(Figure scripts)
◆ ◆ ◆ ◆ ◆ ◆ ◆

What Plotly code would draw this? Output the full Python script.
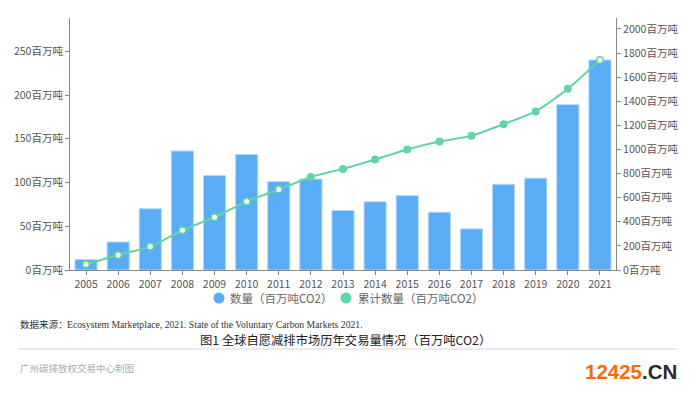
import plotly.graph_objects as go

years = [str(y) for y in range(2005, 2022)]
volume = [12, 32, 70, 136, 108, 132, 101, 104, 68, 78, 85, 66, 47, 98, 105, 189, 240]
cumulative = [47, 125, 194, 330, 438, 568, 668, 772, 839, 917, 1000, 1066, 1113, 1210, 1316, 1503, 1742]
left_ticks = [0, 50, 100, 150, 200, 250]
right_ticks = [0, 200, 400, 600, 800, 1000, 1200, 1400, 1600, 1800, 2000]
unit = "百万吨"
series_names = ["数量（百万吨CO2）", "累计数量（百万吨CO2）"]

BLUE = "#5aacf4"
GREEN = "#62d4a8"
FONT = "Noto Sans CJK SC"
W, H = 693, 393

# hollow markers where the point sits inside a bar
marker_fill = []
for v, c in zip(volume, cumulative):
    inside = c / 2091 * 288 < v
    marker_fill.append("white" if inside else GREEN)

fig = go.Figure()
fig.add_trace(go.Bar(
    x=years, y=volume, name=series_names[0],
    marker=dict(color=BLUE, line=dict(color="#b3d9fb", width=1)),
    showlegend=False, yaxis="y",
))
fig.add_trace(go.Scatter(
    x=years, y=cumulative, name=series_names[1], yaxis="y2",
    mode="lines+markers",
    line=dict(color=GREEN, width=2, shape="spline", smoothing=0.6),
    marker=dict(size=6.5, color=marker_fill, line=dict(color=GREEN, width=1.5)),
    showlegend=False,
))

axis_common = dict(showline=True, linecolor="#888", linewidth=1,
                   ticks="outside", ticklen=4, tickcolor="#888",
                   showgrid=False, zeroline=False, automargin=False,
                   tickfont=dict(size=10.5, color="#555"))

fig.update_layout(
    width=W, height=H,
    margin=dict(l=70, r=77, t=18, b=123, autoexpand=False),
    paper_bgcolor="white", plot_bgcolor="white",
    font=dict(family=FONT, size=10, color="#555"),
    bargap=0.31, showlegend=False,
    xaxis=dict(type="category", categoryorder="array", categoryarray=years,
               range=[-0.5, len(years) - 0.5], **axis_common),
    yaxis=dict(range=[0, 288], tickvals=left_ticks,
               ticktext=[f"{t}{unit}" for t in left_ticks], **axis_common),
    yaxis2=dict(range=[0, 2091], tickvals=right_ticks,
                ticktext=[f"{t}{unit}" for t in right_ticks],
                overlaying="y", side="right", **axis_common),
)

def px(xpix):
    return (xpix - 70) / 546

def py(ypix):
    return (270 - ypix) / 252

def ann(text, xpix, ypix, anchor, size, color, family=FONT):
    fig.add_annotation(text=text, xref="paper", yref="paper",
                       x=px(xpix), y=py(ypix),
                       xanchor=anchor, yanchor="middle", showarrow=False,
                       font=dict(size=size, color=color, family=family))

# legend (circle symbols + labels)
for cx, tx, name, col in [(219, 228, series_names[0], BLUE), (346, 356, series_names[1], GREEN)]:
    fig.add_shape(type="circle", xref="paper", yref="paper",
                  xsizemode="pixel", ysizemode="pixel",
                  xanchor=px(cx), yanchor=py(298),
                  x0=-5.5, x1=5.5, y0=-5.5, y1=5.5,
                  fillcolor=col, line=dict(width=0))
    ann(name, tx, 298, "left", 11.5, "#666")

ann("数据来源：", 18, 324, "left", 9.5, "#333")
ann("Ecosystem Marketplace, 2021. State of the Voluntary Carbon Markets 2021.",
    65, 324, "left", 9.7, "#333", "Liberation Serif")
ann("图1 全球自愿减排市场历年交易量情况（百万吨CO2）", 345, 340, "center", 12.3, "#222")
ann("广州碳排放权交易中心制图", 18, 368, "left", 9.5, "#aaa")
ann("<b><span style='color:#ff6a00'>12425</span><span style='color:#2b2b2b'>.CN</span></b>",
    679, 371, "right", 20.5, "#ff6a00", "Liberation Sans")

fig.add_shape(type="line", xref="paper", yref="paper",
              x0=px(18), x1=px(677), y0=py(349), y1=py(349),
              line=dict(color="#ebebeb", width=2))

fig.write_html("out.html", config={"responsive": False, "displayModeBar": False},
               post_script="document.body.style.margin='0';document.body.style.overflow='hidden';")
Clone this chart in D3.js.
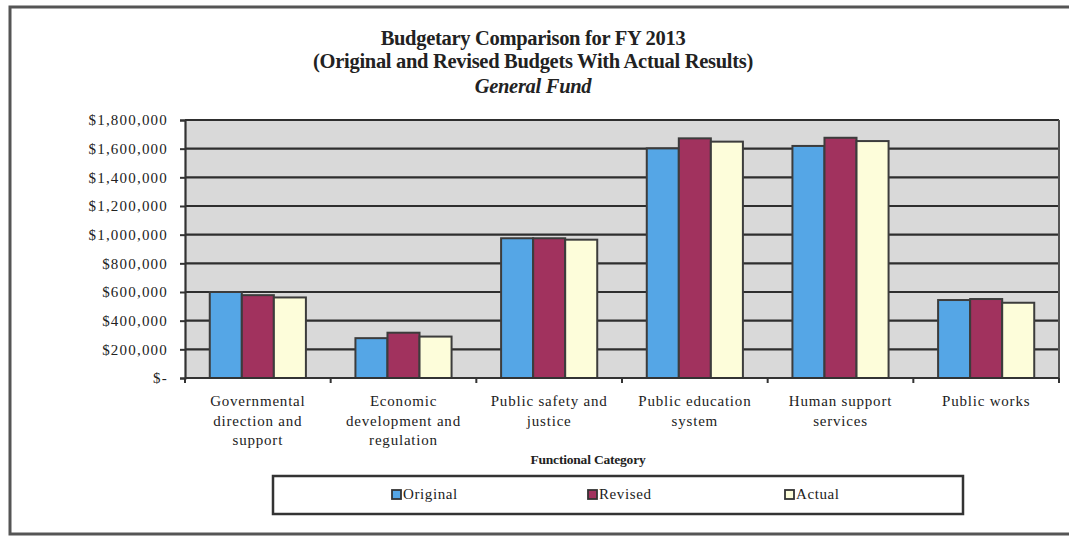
<!DOCTYPE html>
<html>
<head>
<meta charset="utf-8">
<script src="https://cdn.jsdelivr.net/npm/d3@7"></script>
<style>
  body { margin: 0; background: #fff; }
  text { font-family: "Liberation Serif", "Times New Roman", serif; fill: #222; }
</style>
</head>
<body>
<div id="chart-container"></div>
<script>
// Chart data
const categories = [
  "Governmental\ndirection and\nsupport",
  "Economic\ndevelopment and\nregulation",
  "Public safety and\njustice",
  "Public education\nsystem",
  "Human support\nservices",
  "Public works"
];
const seriesNames = ["Original", "Revised", "Actual"];
const original = [600000, 278000, 975000, 1602000, 1619000, 544000];
const revised = [578000, 316000, 975000, 1672000, 1676000, 551000];
const actual = [562000, 289000, 965000, 1649000, 1653000, 525000];
const yTicks = [0, 200000, 400000, 600000, 800000, 1000000, 1200000, 1400000, 1600000, 1800000];

(() => {
  const W = 1069, H = 537;
  const margin = { top: 120, right: 10, bottom: 159, left: 185 };
  const width = W - margin.left - margin.right;
  const height = H - margin.top - margin.bottom;
  const colors = { Original: "#55a6e6", Revised: "#a1325e", Actual: "#fdfdda" };

  const rows = categories.map((c, i) => ({
    cat: c,
    values: [
      { key: "Original", value: original[i] },
      { key: "Revised", value: revised[i] },
      { key: "Actual", value: actual[i] }
    ]
  }));

  const root = d3.select("#chart-container")
    .append("svg")
    .attr("width", W)
    .attr("height", H);

  // outer frame
  root.append("rect")
    .attr("x", 10).attr("y", 7)
    .attr("width", 1080).attr("height", 527)
    .attr("fill", "none")
    .attr("stroke", "#555")
    .attr("stroke-width", 3);

  // titles
  const titleLines = [
    { t: "Budgetary Comparison for FY 2013", y: 45, italic: false },
    { t: "(Original and Revised Budgets With Actual Results)", y: 68, italic: false },
    { t: "General Fund", y: 93, italic: true }
  ];
  root.selectAll(".title")
    .data(titleLines)
    .enter().append("text")
    .attr("x", 533).attr("y", d => d.y)
    .attr("text-anchor", "middle")
    .style("font-size", "20.5px").style("font-weight", "bold")
    .style("letter-spacing", "-0.3px")
    .style("font-style", d => d.italic ? "italic" : "normal")
    .text(d => d.t);

  const svg = root.append("g")
    .attr("transform", `translate(${margin.left},${margin.top})`);

  // scales
  const x0 = d3.scaleBand()
    .domain(categories)
    .range([0, width]);
  const gap = x0.bandwidth() * 0.17;
  const x1 = d3.scaleBand()
    .domain(seriesNames)
    .range([gap, x0.bandwidth() - gap]);
  const y = d3.scaleLinear()
    .domain([0, 1800000])
    .range([height, 0]);

  // plot background
  svg.append("rect")
    .attr("width", width).attr("height", height)
    .attr("fill", "#d9d9d9");

  // gridlines
  svg.selectAll(".grid")
    .data(yTicks)
    .enter().append("line")
    .attr("x1", 0).attr("x2", width)
    .attr("y1", d => y(d)).attr("y2", d => y(d))
    .attr("stroke", "#2e2e2e")
    .attr("stroke-width", 2.2);

  // right border
  svg.append("line")
    .attr("x1", width).attr("x2", width)
    .attr("y1", 0).attr("y2", height)
    .attr("stroke", "#555").attr("stroke-width", 2);

  // bars
  const groups = svg.selectAll(".group")
    .data(rows)
    .enter().append("g")
    .attr("transform", d => `translate(${x0(d.cat)},0)`);

  groups.selectAll("rect")
    .data(d => d.values)
    .enter().append("rect")
    .attr("x", d => x1(d.key))
    .attr("y", d => y(d.value))
    .attr("width", x1.bandwidth())
    .attr("height", d => height - y(d.value))
    .attr("fill", d => colors[d.key])
    .attr("stroke", "#3c3c3c")
    .attr("stroke-width", 2);

  // Y axis
  const fmt = d3.format("$,");
  const yAxis = d3.axisLeft(y)
    .tickValues(yTicks)
    .tickSize(5)
    .tickPadding(12)
    .tickFormat(d => d === 0 ? "$-" : fmt(d));
  const gy = svg.append("g").call(yAxis);
  gy.select(".domain").attr("stroke", "#333").attr("stroke-width", 2.2);
  gy.selectAll(".tick line").attr("stroke", "#333").attr("stroke-width", 2);
  gy.selectAll(".tick text")
    .style("font-family", "'Liberation Serif', serif")
    .style("font-size", "15px")
    .style("letter-spacing", "1.2px")
    .attr("fill", "#333");

  // X axis
  const gx = svg.append("g")
    .attr("transform", `translate(0,${height})`);
  gx.append("line")
    .attr("x1", 0).attr("x2", width)
    .attr("stroke", "#333").attr("stroke-width", 2.2);
  gx.selectAll(".xtick")
    .data(d3.range(categories.length + 1))
    .enter().append("line")
    .attr("x1", i => i * x0.step()).attr("x2", i => i * x0.step())
    .attr("y1", 0).attr("y2", 5)
    .attr("stroke", "#333").attr("stroke-width", 2);

  const labels = gx.selectAll(".xlabel")
    .data(categories)
    .enter().append("text")
    .attr("text-anchor", "middle")
    .attr("transform", d => `translate(${x0(d) + x0.bandwidth() / 2},0)`)
    .style("font-size", "15px")
    .style("letter-spacing", "0.8px")
    .attr("fill", "#333");
  labels.selectAll("tspan")
    .data(d => d.split("\n"))
    .enter().append("tspan")
    .attr("x", 0)
    .attr("y", (d, i) => 28 + i * 19.5)
    .text(d => d);

  // X axis title
  root.append("text")
    .attr("x", 588).attr("y", 464)
    .attr("text-anchor", "middle")
    .style("font-size", "13.5px").style("font-weight", "bold")
    .style("letter-spacing", "-0.2px")
    .text("Functional Category");

  // legend
  const legend = root.append("g");
  legend.append("rect")
    .attr("x", 273).attr("y", 476)
    .attr("width", 690).attr("height", 38)
    .attr("fill", "#fff")
    .attr("stroke", "#333")
    .attr("stroke-width", 2.5);
  const legendX = [392, 588, 785];
  const items = legend.selectAll(".item")
    .data(seriesNames)
    .enter().append("g")
    .attr("transform", (d, i) => `translate(${legendX[i]},490)`);
  items.append("rect")
    .attr("width", 9).attr("height", 9)
    .attr("fill", d => colors[d])
    .attr("stroke", "#333").attr("stroke-width", 1.8);
  items.append("text")
    .attr("x", 11).attr("y", 9)
    .style("font-size", "15px")
    .style("letter-spacing", "0.6px")
    .attr("fill", "#333")
    .text(d => d);
})();
</script>
</body>
</html>
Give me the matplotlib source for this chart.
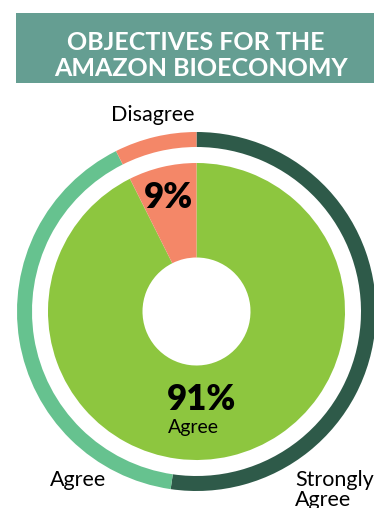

◆ ◆ ◆ ◆ ◆ ◆ ◆

*WHAT TO PRODUCE*:
Leave the pictures out, and restate exactly the lines from the start of the records through the one that contains "inside else GREEN)".

*REPLY*:
What Plotly code would draw this? Output the full Python script.
import plotly.graph_objects as go

years = [str(y) for y in range(2005, 2022)]
volume = [12, 32, 70, 136, 108, 132, 101, 104, 68, 78, 85, 66, 47, 98, 105, 189, 240]
cumulative = [47, 125, 194, 330, 438, 568, 668, 772, 839, 917, 1000, 1066, 1113, 1210, 1316, 1503, 1742]
left_ticks = [0, 50, 100, 150, 200, 250]
right_ticks = [0, 200, 400, 600, 800, 1000, 1200, 1400, 1600, 1800, 2000]
unit = "百万吨"
series_names = ["数量（百万吨CO2）", "累计数量（百万吨CO2）"]

BLUE = "#5aacf4"
GREEN = "#62d4a8"
FONT = "Noto Sans CJK SC"
W, H = 693, 393

# hollow markers where the point sits inside a bar
marker_fill = []
for v, c in zip(volume, cumulative):
    inside = c / 2091 * 288 < v
    marker_fill.append("white" if inside else GREEN)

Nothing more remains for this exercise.